* Aim of the task: Using the listing below, give again exactly the lines from the line with "Write the Plotly code for this chart." to the line with "return (PY0 - y) / PH", inclusive, without the pictures.

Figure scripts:
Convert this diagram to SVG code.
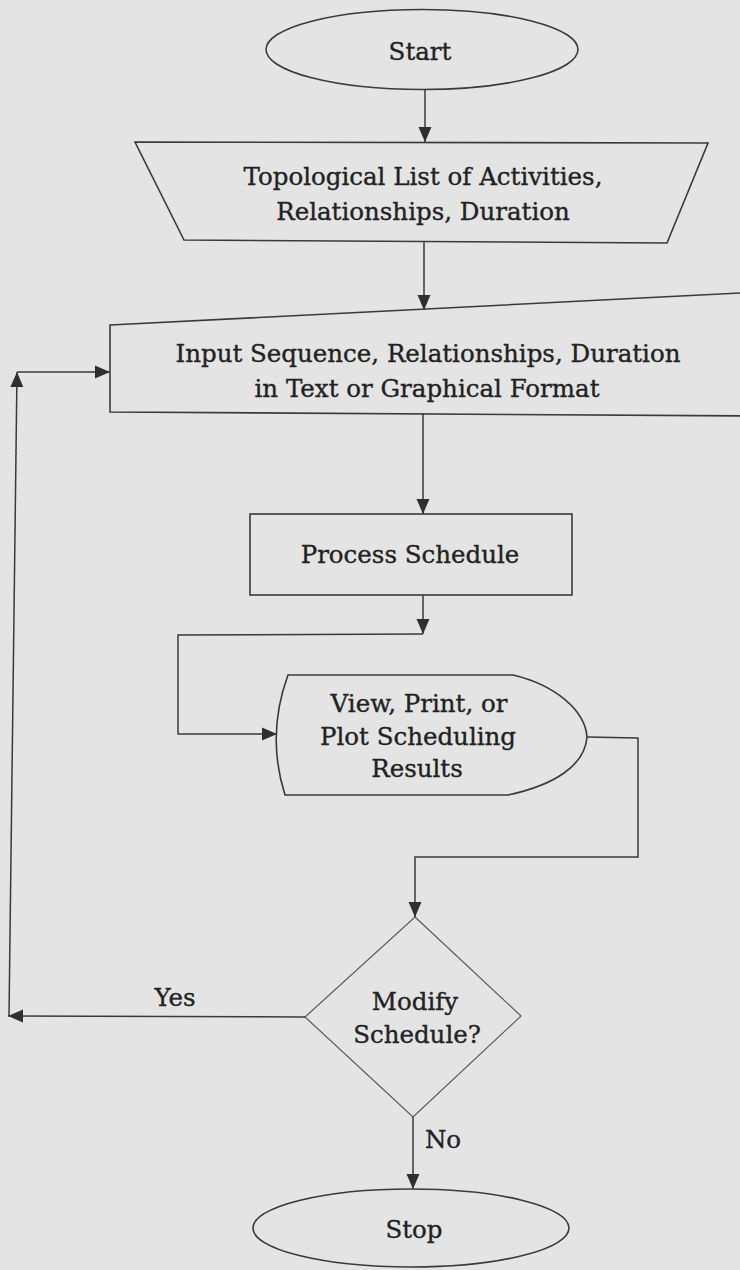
<svg xmlns="http://www.w3.org/2000/svg" width="740" height="1270" viewBox="0 0 740 1270">
  <defs>
    <marker id="arr" markerUnits="userSpaceOnUse" markerWidth="16" markerHeight="16" viewBox="0 0 16 16" refX="15" refY="8" orient="auto">
      <path d="M0,1.5 L15,8 L0,14.5 Z" fill="#2f2f2f"/>
    </marker>
    <style>
      .shape { fill: #e4e4e4; stroke: #3a3a3a; stroke-width: 1.6; }
      .thin { fill: #e4e4e4; stroke: #555; stroke-width: 1.1; }
      .conn { fill: none; stroke: #3a3a3a; stroke-width: 1.5; }
      .lbl { font-family: "DejaVu Serif", "Liberation Serif", serif; font-size: 24.5px; fill: #222; stroke: #222; stroke-width: 0.35; text-anchor: middle; }
    </style>
  </defs>
  <rect x="0" y="0" width="740" height="1270" fill="#e4e4e4"/>

  <g id="start">
    <ellipse class="shape" cx="422" cy="49.5" rx="156" ry="40"/>
    <text class="lbl" x="420" y="60">Start</text>
  </g>

  <g id="topological-list">
    <polygon class="shape" points="135,142 708,143 667,243 184,240"/>
    <text class="lbl" x="423" y="185">Topological List of Activities,</text>
    <text class="lbl" x="423" y="220">Relationships, Duration</text>
  </g>

  <g id="input-sequence">
    <polygon class="shape" points="110,325 760,292 760,416 110,412"/>
    <text class="lbl" x="428" y="362">Input Sequence, Relationships, Duration</text>
    <text class="lbl" x="427" y="397">in Text or Graphical Format</text>
  </g>

  <g id="process-schedule">
    <rect class="shape" x="250" y="514" width="322" height="81"/>
    <text class="lbl" x="410" y="563">Process Schedule</text>
  </g>

  <g id="view-results">
    <path class="shape" d="M288,675 L513,675 C555,685 585,710 587,737 C585,765 555,785 508,795 L285,795 Q266,735 288,675 Z"/>
    <text class="lbl" x="419" y="712">View, Print, or</text>
    <text class="lbl" x="418" y="745">Plot Scheduling</text>
    <text class="lbl" x="417" y="777">Results</text>
  </g>

  <g id="modify-schedule">
    <polygon class="thin" points="415,917 521,1016 413,1117 305,1017"/>
    <text class="lbl" x="415" y="1010">Modify</text>
    <text class="lbl" x="417" y="1043">Schedule?</text>
  </g>

  <g id="stop">
    <ellipse class="shape" cx="411" cy="1228" rx="158" ry="39"/>
    <text class="lbl" x="414" y="1238">Stop</text>
  </g>

  <g id="connectors">
    <path class="conn" d="M425,90 L425,142" marker-end="url(#arr)"/>
    <path class="conn" d="M424,242 L424,310" marker-end="url(#arr)"/>
    <path class="conn" d="M423,413 L423,514" marker-end="url(#arr)"/>
    <path class="conn" d="M423,595 L423,634" marker-end="url(#arr)"/>
    <path class="conn" d="M423,634 L178,635 L178,734 L277,734" marker-end="url(#arr)"/>
    <path class="conn" d="M587,737 L638,738 L638,857 L415,857 L415,917" marker-end="url(#arr)"/>
    <path class="conn" d="M305,1017 L8,1016" marker-end="url(#arr)"/>
    <path class="conn" d="M9,1016 L17,372" marker-end="url(#arr)"/>
    <path class="conn" d="M17,372 L110,372" marker-end="url(#arr)"/>
    <path class="conn" d="M413,1117 L413,1189" marker-end="url(#arr)"/>
    <text class="lbl" x="175" y="1006">Yes</text>
    <text class="lbl" x="443" y="1148">No</text>
  </g>
</svg>
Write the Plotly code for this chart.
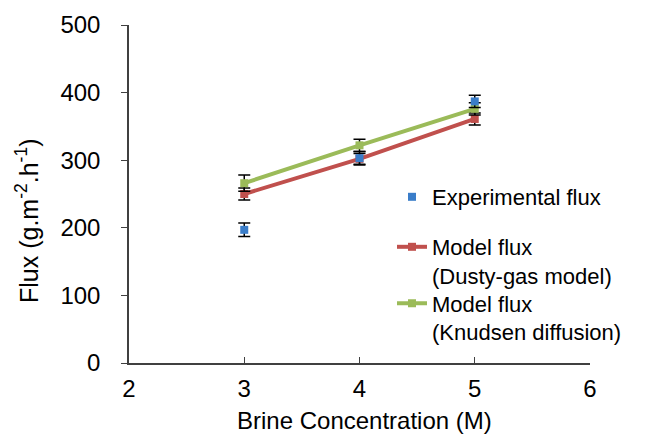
import plotly.graph_objects as go

conc = [3, 4, 5]
exp_flux = [197, 303, 387]
exp_err = [10, 10, 9]
dusty_flux = [250, 302, 361]
dusty_err = [9, 8, 9]
knudsen_flux = [266, 322, 376]
knudsen_err = [12, 9, 9]

x_ticks = [2, 3, 4, 5, 6]
y_ticks = [0, 100, 200, 300, 400, 500]

FONT = "Liberation Sans, Arial, sans-serif"

fig = go.Figure()
fig.add_trace(go.Scatter(
    x=conc, y=dusty_flux, mode="lines+markers",
    name="Model flux<br>(Dusty-gas model)",
    line=dict(color="#c0504d", width=4),
    marker=dict(symbol="square", size=8, color="#c0504d"),
    error_y=dict(type="data", array=dusty_err, color="black", thickness=1.5, width=6),
    legend="legend2",
))
fig.add_trace(go.Scatter(
    x=conc, y=knudsen_flux, mode="lines+markers",
    name="Model flux<br>(Knudsen diffusion)",
    line=dict(color="#9bbb59", width=4),
    marker=dict(symbol="square", size=8, color="#9bbb59"),
    error_y=dict(type="data", array=knudsen_err, color="black", thickness=1.5, width=6),
    legend="legend3",
))
fig.add_trace(go.Scatter(
    x=conc, y=exp_flux, mode="markers",
    name="Experimental flux",
    marker=dict(symbol="square", size=8, color="#3a7dc9"),
    error_y=dict(type="data", array=exp_err, color="black", thickness=1.5, width=6),
    legend="legend",
))

# page body has an 8px margin; plot area spans x 129..590, y 25..363 on screen
PX0, PY0, PW, PH = 129, 363, 461, 338
def px(x):
    return (x - PX0) / PW
def py(y):
    return (PY0 - y) / PH

leg_common = dict(xanchor="left", font=dict(size=22, family=FONT),
                  bgcolor="rgba(0,0,0,0)", valign="top")

fig.update_layout(
    width=656, height=444,
    margin=dict(l=121, r=74, t=17, b=89, autoexpand=False),
    paper_bgcolor="white", plot_bgcolor="white",
    font=dict(family=FONT, size=24, color="black"),
    showlegend=True,
    legend=dict(x=px(392), y=py(197), yanchor="middle", **leg_common),
    legend2=dict(x=px(392), y=py(226), yanchor="top", **leg_common),
    legend3=dict(x=px(392), y=py(282.5), yanchor="top", **leg_common),
    xaxis=dict(
        range=[2, 6], tickvals=x_ticks, ticks="inside", ticklen=6,
        tickcolor="#404040", showline=True, linecolor="#404040", linewidth=1.5,
        showgrid=False, zeroline=False, ticklabelstandoff=3, automargin=False,
    ),
    yaxis=dict(
        range=[0, 500], tickvals=y_ticks, ticks="outside", ticklen=6,
        tickcolor="#404040", showline=True, linecolor="#404040", linewidth=1.5,
        showgrid=False, zeroline=False, ticklabelstandoff=16, automargin=False,
    ),
    annotations=[
        dict(text="Brine Concentration (M)", xref="paper", yref="paper",
             x=px(364), y=py(420), xanchor="center", yanchor="middle",
             showarrow=False, font=dict(size=24, family=FONT, color="black")),
        dict(text="Flux (g.m<sup>-2</sup>.h<sup>-1</sup>)", xref="paper", yref="paper",
             x=px(27), y=py(221), xanchor="center", yanchor="middle",
             textangle=-90, showarrow=False, font=dict(size=25, family=FONT, color="black")),
    ],
)

fig.write_html("out.html")
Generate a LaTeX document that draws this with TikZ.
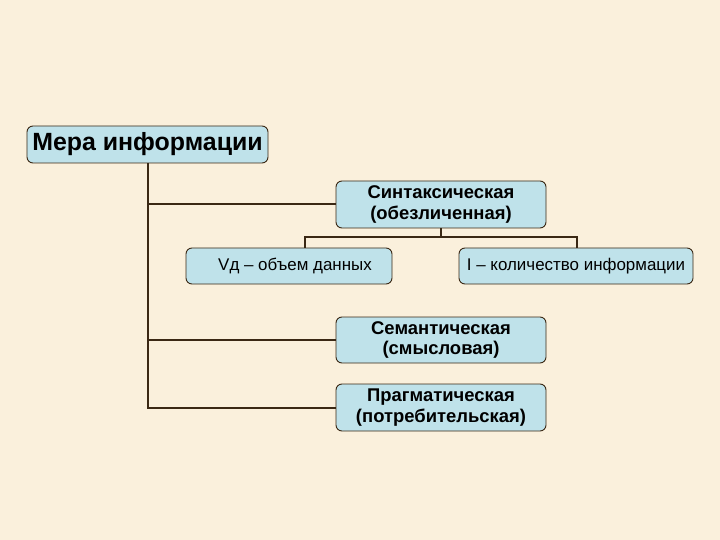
\documentclass[tikz,border=0pt]{standalone}
\usepackage{fontspec}
\setmainfont{Liberation Sans}
\usetikzlibrary{positioning}
\definecolor{pozadina}{HTML}{FAF0DC}
\definecolor{plava}{HTML}{BFE2EA}
\definecolor{smedja}{HTML}{3A2814}

\begin{document}
\begin{tikzpicture}[x=1bp, y=-1bp,
  box/.style={rectangle, rounded corners=6bp, draw=smedja, fill=plava, line width=0.9bp,
              inner sep=1bp, align=center, text=black},
  glavni/.style={box, font=\fontsize{25}{28}\selectfont\bfseries},
  vrsta/.style={box, font=\fontsize{18.5}{21}\selectfont\bfseries},
  mera/.style={box, font=\fontsize{17}{20}\selectfont},
  veza/.style={draw=smedja, line width=2bp}
]
\fill[pozadina] (0,0) rectangle (720,540);
\useasboundingbox (0,0) rectangle (720,540);

\node[glavni, minimum width=241bp, minimum height=37bp] (mi) at (147.5,144.5) {Мера информации};
\node[vrsta, minimum width=210bp, minimum height=47bp] (sint) at (441,204.5) {Синтаксическая\\(обезличенная)};
\node[mera, minimum width=206bp, minimum height=36bp] (vd) at (289,266) {\hspace{12bp}Vд – объем данных};
\node[mera, minimum width=234bp, minimum height=36bp] (kol) at (576,266) {I – количество информации};
\node[vrsta, minimum width=210bp, minimum height=46bp] (sem) at (441,340) {Семантическая\\(смысловая)};
\node[vrsta, minimum width=210bp, minimum height=47bp] (prag) at (441,407.5) {Прагматическая\\(потребительская)};

% stablo
\coordinate (ras) at (441,237);
\coordinate (levo) at (305,237);
\coordinate (desno) at (577,237);
\draw[veza] (mi.south) -- (mi.south |- prag.west) -- (prag.west);
\draw[veza] (mi.south |- sint.west) -- (sint.west);
\draw[veza] (mi.south |- sem.west) -- (sem.west);
\draw[veza] (sint.south) -- (ras);
\draw[veza] (levo |- vd.north) -- (levo) -- (desno) -- (desno |- kol.north);
\end{tikzpicture}
\end{document}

* Expected answer:
Write the Plotly code for this chart.
import plotly.graph_objects as go

conc = [3, 4, 5]
exp_flux = [197, 303, 387]
exp_err = [10, 10, 9]
dusty_flux = [250, 302, 361]
dusty_err = [9, 8, 9]
knudsen_flux = [266, 322, 376]
knudsen_err = [12, 9, 9]

x_ticks = [2, 3, 4, 5, 6]
y_ticks = [0, 100, 200, 300, 400, 500]

FONT = "Liberation Sans, Arial, sans-serif"

fig = go.Figure()
fig.add_trace(go.Scatter(
    x=conc, y=dusty_flux, mode="lines+markers",
    name="Model flux<br>(Dusty-gas model)",
    line=dict(color="#c0504d", width=4),
    marker=dict(symbol="square", size=8, color="#c0504d"),
    error_y=dict(type="data", array=dusty_err, color="black", thickness=1.5, width=6),
    legend="legend2",
))
fig.add_trace(go.Scatter(
    x=conc, y=knudsen_flux, mode="lines+markers",
    name="Model flux<br>(Knudsen diffusion)",
    line=dict(color="#9bbb59", width=4),
    marker=dict(symbol="square", size=8, color="#9bbb59"),
    error_y=dict(type="data", array=knudsen_err, color="black", thickness=1.5, width=6),
    legend="legend3",
))
fig.add_trace(go.Scatter(
    x=conc, y=exp_flux, mode="markers",
    name="Experimental flux",
    marker=dict(symbol="square", size=8, color="#3a7dc9"),
    error_y=dict(type="data", array=exp_err, color="black", thickness=1.5, width=6),
    legend="legend",
))

# page body has an 8px margin; plot area spans x 129..590, y 25..363 on screen
PX0, PY0, PW, PH = 129, 363, 461, 338
def px(x):
    return (x - PX0) / PW
def py(y):
    return (PY0 - y) / PH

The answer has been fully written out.